Some of the cognitive biases that contribute to our reluctance to take action are:

  • Loss aversion bias: This leads us to prioritize avoiding losses over seeking equivalent gains. In contemplating a move to an LTC facility, the fear of losing one’s current lifestyle and autonomy might lead to delaying the decision until a crisis forces it.
  • Procrastination bias: This results in deferring actions that are uncomfortable or difficult. Delays in transitioning to an LTC facility might be attributed to the emotional challenges tied to selling a home, parting with belongings, and disrupting daily routines.
  • Optimism bias: This causes us to overestimate our chances of success and underestimate the potential for failure. Optimism might lead us to believe that our health will improve or that the need for care is not as pressing as it appears.

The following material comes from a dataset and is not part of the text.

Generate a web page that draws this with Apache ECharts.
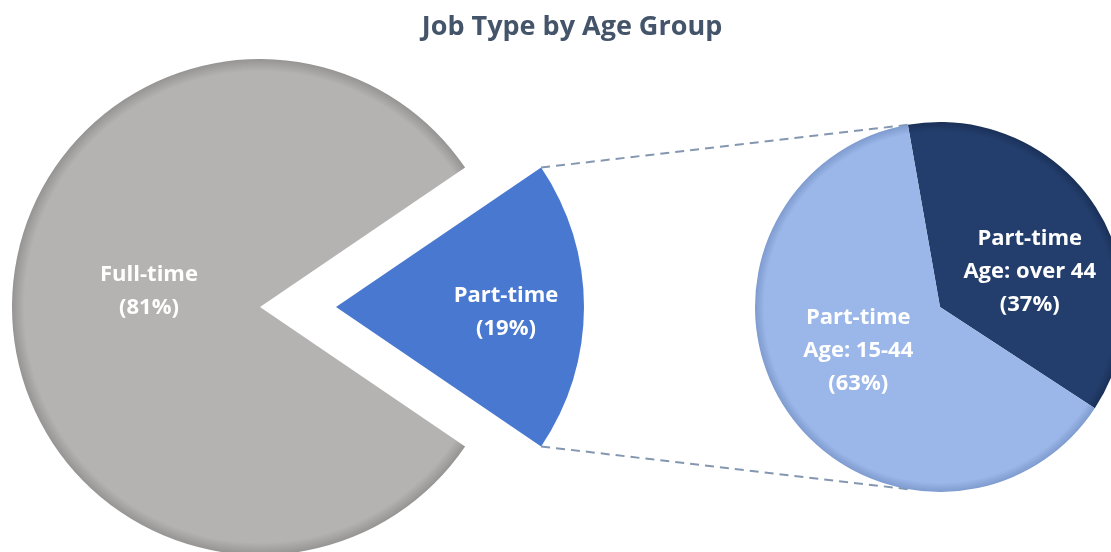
<!DOCTYPE html>
<html>
<head>
<meta charset="utf-8">
<script src="https://cdn.jsdelivr.net/npm/echarts@6/dist/echarts.min.js"></script>
<style>
  html, body { margin: 0; padding: 0; background: #fff; }
  #chart { width: 1111px; height: 552px; }
</style>
</head>
<body>
<div id="chart"></div>
<script>
// data
var jobTypes = ["Part-time", "Full-time"];
var jobShares = [19, 81];
var ageGroups = ["Part-time\nAge: over 44", "Part-time\nAge: 15-44"];
var ageShares = [37, 63];

// layout
var leftCenter = [260, 307];
var leftRadius = 248;
var explode = 76;
var rightCenter = [940, 307];
var rightRadius = 185;
var rightStart = 100;

var jobColors = [
  { base: "#4878cf", rim: "#345fa8" },
  { base: "#b5b2b2", rim: "#969393" },
];
var ageColors = [
  { base: "#233e6c", rim: "#1a3058" },
  { base: "#9bb6e8", rim: "#7e9bcf" },
];

var font = '"Open Sans", sans-serif';

function shade(c, cx, cy, r) {
  return new echarts.graphic.RadialGradient(cx, cy, r, [
    { offset: 0, color: c.base },
    { offset: 0.95, color: c.base },
    { offset: 1, color: c.rim },
  ], true);
}

var total = jobShares.reduce(function (a, b) { return a + b; }, 0);
var half = (jobShares[0] / total) * 180;
var rad = Math.PI / 180;

// connector end points, from the pie geometry
var wedgeTop = [
  leftCenter[0] + explode + leftRadius * Math.cos(half * rad),
  leftCenter[1] - leftRadius * Math.sin(half * rad),
];
var wedgeBottom = [wedgeTop[0], leftCenter[1] + leftRadius * Math.sin(half * rad)];
var pieTop = [
  rightCenter[0] + rightRadius * Math.cos(rightStart * rad),
  rightCenter[1] - rightRadius * Math.sin(rightStart * rad),
];
var pieBottom = [pieTop[0], rightCenter[1] + rightRadius * Math.sin(rightStart * rad)];

var jobData = jobTypes.map(function (name, i) {
  var cx = leftCenter[0] + (i === 0 ? explode : 0);
  return {
    name: name,
    value: jobShares[i],
    selected: i === 0,
    itemStyle: { color: shade(jobColors[i], cx, leftCenter[1], leftRadius) },
  };
});

var ageData = ageGroups.map(function (name, i) {
  return {
    name: name,
    value: ageShares[i],
    itemStyle: { color: shade(ageColors[i], rightCenter[0], rightCenter[1], rightRadius) },
  };
});

var labelStyle = {
  show: true,
  position: "inside",
  formatter: "{b}\n({d}%)",
  color: "#fff",
  fontFamily: font,
  fontWeight: "bold",
  fontSize: 22,
  lineHeight: 33,
  align: "center",
};

var jobShift = [[43, 5], [16, -16]];
var ageShift = [[10, 17], [-2, -9]];

var chart = echarts.init(document.getElementById("chart"));
chart.setOption({
  backgroundColor: "#fff",
  animation: false,
  title: {
    text: "Job Type by Age Group",
    left: 567,
    top: 9,
    textAlign: "center",
    textStyle: {
      color: "#44546a",
      fontFamily: font,
      fontWeight: "bold",
      fontSize: 27,
    },
  },
  graphic: [
    {
      type: "line",
      z: -1,
      shape: { x1: wedgeTop[0], y1: wedgeTop[1], x2: pieTop[0], y2: pieTop[1] },
      style: { stroke: "#8497b0", lineWidth: 2, lineDash: [9, 6] },
    },
    {
      type: "line",
      z: -1,
      shape: { x1: wedgeBottom[0], y1: wedgeBottom[1], x2: pieBottom[0], y2: pieBottom[1] },
      style: { stroke: "#8497b0", lineWidth: 2, lineDash: [9, 6] },
    },
  ],
  series: [
    {
      type: "pie",
      center: leftCenter,
      radius: leftRadius,
      startAngle: half,
      clockwise: true,
      selectedMode: "single",
      selectedOffset: explode,
      percentPrecision: 0,
      label: labelStyle,
      labelLine: { show: false },
      labelLayout: function (p) {
        return { dx: jobShift[p.dataIndex][0], dy: jobShift[p.dataIndex][1] };
      },
      emphasis: { disabled: true },
      data: jobData,
    },
    {
      type: "pie",
      center: rightCenter,
      radius: rightRadius,
      startAngle: rightStart,
      clockwise: true,
      percentPrecision: 0,
      label: labelStyle,
      labelLine: { show: false },
      labelLayout: function (p) {
        return { dx: ageShift[p.dataIndex][0], dy: ageShift[p.dataIndex][1] };
      },
      emphasis: { disabled: true },
      data: ageData,
    },
  ],
});
</script>
</body>
</html>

Overcoming unconscious biases like these requires some deep emotional work. Citing facts is rarely enough to motivate someone to go into action. One suggestion, which may seem counterintuitive, is to work around the biases by taking some steps early, when the need for care may feel more like a distant possibility rather than a probability looming just around the corner.

  • Seek financial planning advice to help you build adequate savings, as long-term care can be costly.
  • Explore long-term care insurance, which can offset expenses but comes with eligibility and cost considerations.
  • Assess your cognitive and physical abilities every few years. Many financial planners offer such evaluations. You can also find assessments online, though be aware that many of them are promotional.
  • Research the various long-term care options in your community.
  • Enhance your chances of securing your preferred choice of LTC facilities when you need it by signing up for waitlists. For instance, an excellent facility in my town offers independent living, assisted living, and skilled nursing care. The waiting period, held with a refundable deposit of $6000, can be six months to five years. I got on their waitlist five years ago, though I hope not to need a unit for another 10 to 20 years.

Accepting that long-term care will eventually be necessary is one step toward preparing emotionally to accept and arrange for that care. Overcoming biases by starting early can pave the way for a smoother transition when the time arrives.